Smart manufacturing enables real-time monitoring, AI-powered quality inspection, predictive analytics, and automated process control that help reduce defects, improve consistency, and optimize production quality.
What role do standards play in smart manufacturing?
Standards ensure interoperability, cybersecurity, and consistent communication between systems and devices from different vendors, helping manufacturers build scalable and flexible digital ecosystems.
How is Industry 5.0 different from Industry 4.0?
Industry 4.0 focuses on automation and connectivity, while Industry 5.0 emphasizes collaboration between humans and intelligent machines, sustainability, resilience, and human-centered innovation.
Conclusion
Digital transformation in smart manufacturing represents a fundamental shift in how production creates value. The evidence from government research, industry implementations, and collaborative programs demonstrates that manufacturers adopting these technologies achieve measurable improvements in quality, efficiency, and profitability.

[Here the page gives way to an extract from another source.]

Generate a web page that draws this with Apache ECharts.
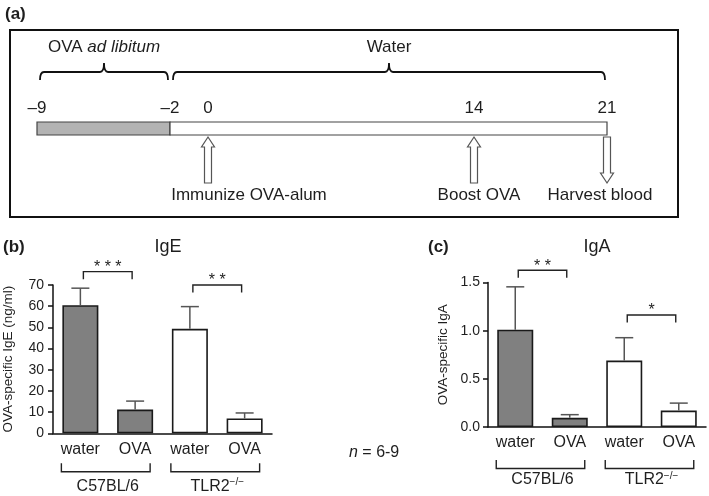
<!DOCTYPE html>
<html><head><meta charset="utf-8">
<script src="https://cdn.jsdelivr.net/npm/echarts@6/dist/echarts.min.js"></script>
<style>html,body{margin:0;padding:0;background:#fff}#c{width:709px;height:496px}</style>
</head><body><div id="c"></div>
<script>
// ---------- data ----------
const phaseNames = ['OVA {i|ad libitum}', 'Water'];
const phaseStart = [-9, -2];
const phaseEnd = [-2, 21];
const dayTicks = [-9, -2, 0, 14, 21];
const eventNames = ['Immunize OVA-alum', 'Boost OVA', 'Harvest blood'];
const eventDays = [0, 14, 21];
const eventDir = [1, 1, -1]; // 1 = up arrow, -1 = down arrow

const treatments = ['water', 'OVA', 'water', 'OVA'];
const groupNames = ['C57BL/6', 'TLR2{sup|−/−}'];
const groupOf = [0, 0, 1, 1];

const igeMean = [60.5, 11.2, 49.3, 7.0];
const igeErr = [8.0, 4.0, 10.5, 2.6];
const igeTicks = [0, 10, 20, 30, 40, 50, 60, 70];
const igeSigFrom = [0, 2], igeSigTo = [1, 3], igeSigY = [76.3, 70.0], igeSigText = ['* * *', '* *'];

const igaMean = [1.01, 0.095, 0.69, 0.17];
const igaErr = [0.445, 0.033, 0.237, 0.078];
const igaTicks = [0, 0.5, 1.0, 1.5];
const igaSigFrom = [0, 2], igaSigTo = [1, 3], igaSigY = [1.627, 1.163], igaSigText = ['* *', '*'];

// ---------- layout / style ----------
const FONT = 'Liberation Sans, Arial, sans-serif';
const TXT = '#1e1e1e';
const L = { bracketLine: 72, bracketEnd: 80, bracketTop: 63, phaseText: 47, dayText: 108,
  barTop: 122, barH: 13, arrowTop: 137, arrowBot: 183, eventText: 195 };
const eventDx = [41, 5, -7];
const groupFill = ['#808080', '#ffffff'];

const chart = echarts.init(document.getElementById('c'), null, {renderer: 'canvas'});

function catAxis(grid) {
  return { gridIndex: grid, type: 'category', data: treatments,
    axisLine: {lineStyle: {color: '#111', width: 1.5}},
    axisTick: {alignWithLabel: true, length: 4, lineStyle: {color: '#111', width: 1.5}},
    axisLabel: {fontSize: 16, color: TXT, fontFamily: FONT, margin: 8} };
}
function valAxis(grid, max, interval, name, fmt, margin) {
  return { gridIndex: grid, type: 'value', min: 0, max: max, interval: interval,
    name: name, nameLocation: 'middle', nameGap: 38,
    nameTextStyle: {fontSize: 13.5, color: TXT, fontFamily: FONT},
    axisLine: {show: true, lineStyle: {color: '#111', width: 1.5}},
    axisTick: {show: true, length: 5, lineStyle: {color: '#111', width: 1.5}},
    splitLine: {show: false},
    axisLabel: {fontSize: 14, color: TXT, fontFamily: FONT, margin: margin, formatter: fmt} };
}

function barSeries(idx, means) {
  return { type: 'bar', xAxisIndex: idx, yAxisIndex: idx, barWidth: 36,
    data: means.map((m, i) => ({ value: m, itemStyle: {color: groupFill[groupOf[i]], borderColor: '#1a1a1a', borderWidth: 1.6} })) };
}
function errSeries(idx, means, errs) {
  return { type: 'custom', xAxisIndex: idx, yAxisIndex: idx, clip: false, z: 5,
    data: means.map((m, i) => [i, m, m + errs[i]]),
    renderItem: (p, api) => {
      const a = api.coord([api.value(0), api.value(1)]);
      const b = api.coord([api.value(0), api.value(2)]);
      const st = {stroke: '#555', lineWidth: 1.5};
      return {type: 'group', children: [
        {type: 'line', shape: {x1: a[0], y1: a[1], x2: b[0], y2: b[1]}, style: st},
        {type: 'line', shape: {x1: b[0] - 9, y1: b[1], x2: b[0] + 9, y2: b[1]}, style: st}
      ]};
    } };
}
function sigSeries(idx, from, to, ys, texts) {
  return { type: 'custom', xAxisIndex: idx, yAxisIndex: idx, clip: false, z: 6,
    data: from.map((f, i) => [f, ys[i], to[i], i]),
    renderItem: (p, api) => {
      const a = api.coord([api.value(0), api.value(1)]);
      const b = api.coord([api.value(2), api.value(1)]);
      const x1 = a[0] + 3, x2 = b[0] - 3, y = a[1];
      return {type: 'group', children: [
        {type: 'polyline', shape: {points: [[x1, y + 7.5], [x1, y], [x2, y], [x2, y + 7.5]]}, style: {stroke: '#222', lineWidth: 1.4, fill: null}},
        {type: 'text', style: {text: texts[api.value(3)], x: (x1 + x2) / 2, y: y + 4, align: 'center', verticalAlign: 'bottom', fontSize: 16, fontFamily: FONT, fill: TXT}}
      ]};
    } };
}
function groupSeries(idx, off) {
  return { type: 'custom', xAxisIndex: idx, yAxisIndex: idx, clip: false,
    data: groupNames.map((g, i) => [i * 2, 0, i * 2 + 1, i]),
    renderItem: (p, api) => {
      const a = api.coord([api.value(0), 0]);
      const b = api.coord([api.value(2), 0]);
      const x1 = a[0] - 19, x2 = b[0] + 15, y = a[1];
      return {type: 'group', children: [
        {type: 'polyline', shape: {points: [[x1, y + off], [x1, y + off + 8.5], [x2, y + off + 8.5], [x2, y + off]]}, style: {stroke: '#222', lineWidth: 1.4, fill: null}},
        {type: 'text', style: {text: groupNames[api.value(3)], x: (a[0] + b[0]) / 2, y: y + 53, align: 'center', verticalAlign: 'middle', fontSize: 16, fontFamily: FONT, fill: TXT,
          rich: {sup: {fontSize: 10, verticalAlign: 'bottom', padding: [0, 0, 8, 0], fontFamily: FONT, fill: TXT}}}}
      ]};
    } };
}

const tl = {xAxisIndex: 0, yAxisIndex: 0, type: 'custom', clip: false};
const option = {
  animation: false,
  grid: [
    {left: 37, width: 570, top: 60, height: 130},
    {left: 53, top: 285, width: 219, height: 148.3},
    {left: 488, top: 282.5, width: 218, height: 144.5}
  ],
  xAxis: [
    {gridIndex: 0, type: 'value', min: -9, max: 21, show: false},
    catAxis(1), catAxis(2)
  ],
  yAxis: [
    {gridIndex: 0, type: 'value', min: 0, max: 1, show: false},
    valAxis(1, 70, 10, 'OVA-specific IgE (ng/ml)', v => String(v), 9),
    valAxis(2, 1.5, 0.5, 'OVA-specific IgA', v => v.toFixed(1), 8)
  ],
  graphic: [
    {type: 'rect', shape: {x: 10, y: 30, width: 668, height: 187}, style: {fill: null, stroke: '#111', lineWidth: 2}, z: 10},
    {type: 'text', left: 5, top: 6, style: {text: '(a)', fontSize: 17, fontWeight: 'bold', fontFamily: FONT, fill: TXT}},
    {type: 'text', left: 3, top: 239, style: {text: '(b)', fontSize: 17, fontWeight: 'bold', fontFamily: FONT, fill: TXT}},
    {type: 'text', left: 428, top: 239, style: {text: '(c)', fontSize: 17, fontWeight: 'bold', fontFamily: FONT, fill: TXT}},
    {type: 'text', x: 168, y: 247, style: {text: 'IgE', align: 'center', verticalAlign: 'middle', fontSize: 18, fontFamily: FONT, fill: TXT}},
    {type: 'text', x: 597, y: 247, style: {text: 'IgA', align: 'center', verticalAlign: 'middle', fontSize: 18, fontFamily: FONT, fill: TXT}},
    {type: 'text', x: 349, y: 453, style: {text: '{i|n} = 6-9', verticalAlign: 'middle', fontSize: 16, fontFamily: FONT, fill: TXT,
      rich: {i: {fontStyle: 'italic', fontSize: 16, fontFamily: FONT, fill: TXT}}}}
  ],
  series: [
    // timeline bar
    Object.assign({}, tl, {data: phaseStart.map((s, i) => [s, phaseEnd[i], i]),
      renderItem: (p, api) => {
        const x1 = api.coord([api.value(0), 0])[0], x2 = api.coord([api.value(1), 0])[0];
        return {type: 'rect', shape: {x: x1, y: L.barTop, width: x2 - x1, height: L.barH},
          style: {fill: api.value(2) === 0 ? '#b3b3b3' : '#ffffff', stroke: '#444', lineWidth: 1.2}};
      }}),
    // phase braces + labels
    Object.assign({}, tl, {data: phaseStart.map((s, i) => [s, phaseEnd[i], i]),
      renderItem: (p, api) => {
        const a = api.coord([api.value(0), 0])[0] + 3, b = api.coord([api.value(1), 0])[0] - 2;
        const m = (a + b) / 2, yl = L.bracketLine, yb = L.bracketEnd, yt = L.bracketTop;
        const d = `M${a} ${yb} Q${a} ${yl} ${a + 4} ${yl} L${m - 4} ${yl} Q${m} ${yl} ${m} ${yt} Q${m} ${yl} ${m + 4} ${yl} L${b - 4} ${yl} Q${b} ${yl} ${b} ${yb}`;
        return {type: 'group', children: [
          {type: 'path', shape: {pathData: d}, style: {fill: null, stroke: '#111', lineWidth: 1.8}},
          {type: 'text', style: {text: phaseNames[api.value(2)], x: m, y: L.phaseText, align: 'center', verticalAlign: 'middle', fontSize: 17, fontFamily: FONT, fill: TXT,
            rich: {i: {fontStyle: 'italic', fontSize: 17, fontFamily: FONT, fill: TXT}}}}
        ]};
      }}),
    // day labels
    Object.assign({}, tl, {data: dayTicks.map(d => [d, 0]),
      renderItem: (p, api) => {
        const d = api.value(0), x = api.coord([d, 0])[0];
        return {type: 'text', style: {text: d < 0 ? '–' + Math.abs(d) : String(d), x: x, y: L.dayText, align: 'center', verticalAlign: 'middle', fontSize: 17, fontFamily: FONT, fill: TXT}};
      }}),
    // event arrows + labels
    Object.assign({}, tl, {data: eventDays.map((d, i) => [d, 0, i]),
      renderItem: (p, api) => {
        const i = api.value(2), x = api.coord([api.value(0), 0])[0];
        const t = L.arrowTop, bt = L.arrowBot, hw = 6.5, sw = 3.5, hh = 10;
        let pts;
        if (eventDir[i] > 0) pts = [[x, t], [x + hw, t + hh], [x + sw, t + hh], [x + sw, bt], [x - sw, bt], [x - sw, t + hh], [x - hw, t + hh]];
        else pts = [[x, bt], [x + hw, bt - hh], [x + sw, bt - hh], [x + sw, t], [x - sw, t], [x - sw, bt - hh], [x - hw, bt - hh]];
        return {type: 'group', children: [
          {type: 'polygon', shape: {points: pts}, style: {fill: '#fff', stroke: '#555', lineWidth: 1.2}},
          {type: 'text', style: {text: eventNames[i], x: x + eventDx[i], y: L.eventText, align: 'center', verticalAlign: 'middle', fontSize: 17, fontFamily: FONT, fill: TXT}}
        ]};
      }}),
    barSeries(1, igeMean), errSeries(1, igeMean, igeErr), sigSeries(1, igeSigFrom, igeSigTo, igeSigY, igeSigText), groupSeries(1, 30),
    barSeries(2, igaMean), errSeries(2, igaMean, igaErr), sigSeries(2, igaSigFrom, igaSigTo, igaSigY, igaSigText), groupSeries(2, 33)
  ]
};
chart.setOption(option);
</script></body></html>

But success isn't automatic. It requires strategic planning, phased implementation, attention to cybersecurity, investment in workforce development, and commitment to standards-based interoperability. The manufacturers that approach transformation systematically—starting with specific use cases, building solid data infrastructure, and addressing organizational change alongside technical deployment—consistently outperform those that treat it as purely a technology initiative.
The Manufacturing USA network's investment of $540 million across 900+ projects provides accessible pathways for manufacturers of all sizes to participate in this transformation. With documented ROI exceeding 345% in quality control applications and detection rates above 95%, the financial case for smart manufacturing is increasingly clear.
The question isn't whether to pursue digital transformation in smart manufacturing, but how to do it strategically and effectively for your specific operational context. Start with a clear assessment of pain points, identify pilot projects with measurable success criteria, and leverage collaborative resources to access expertise and reduce risk.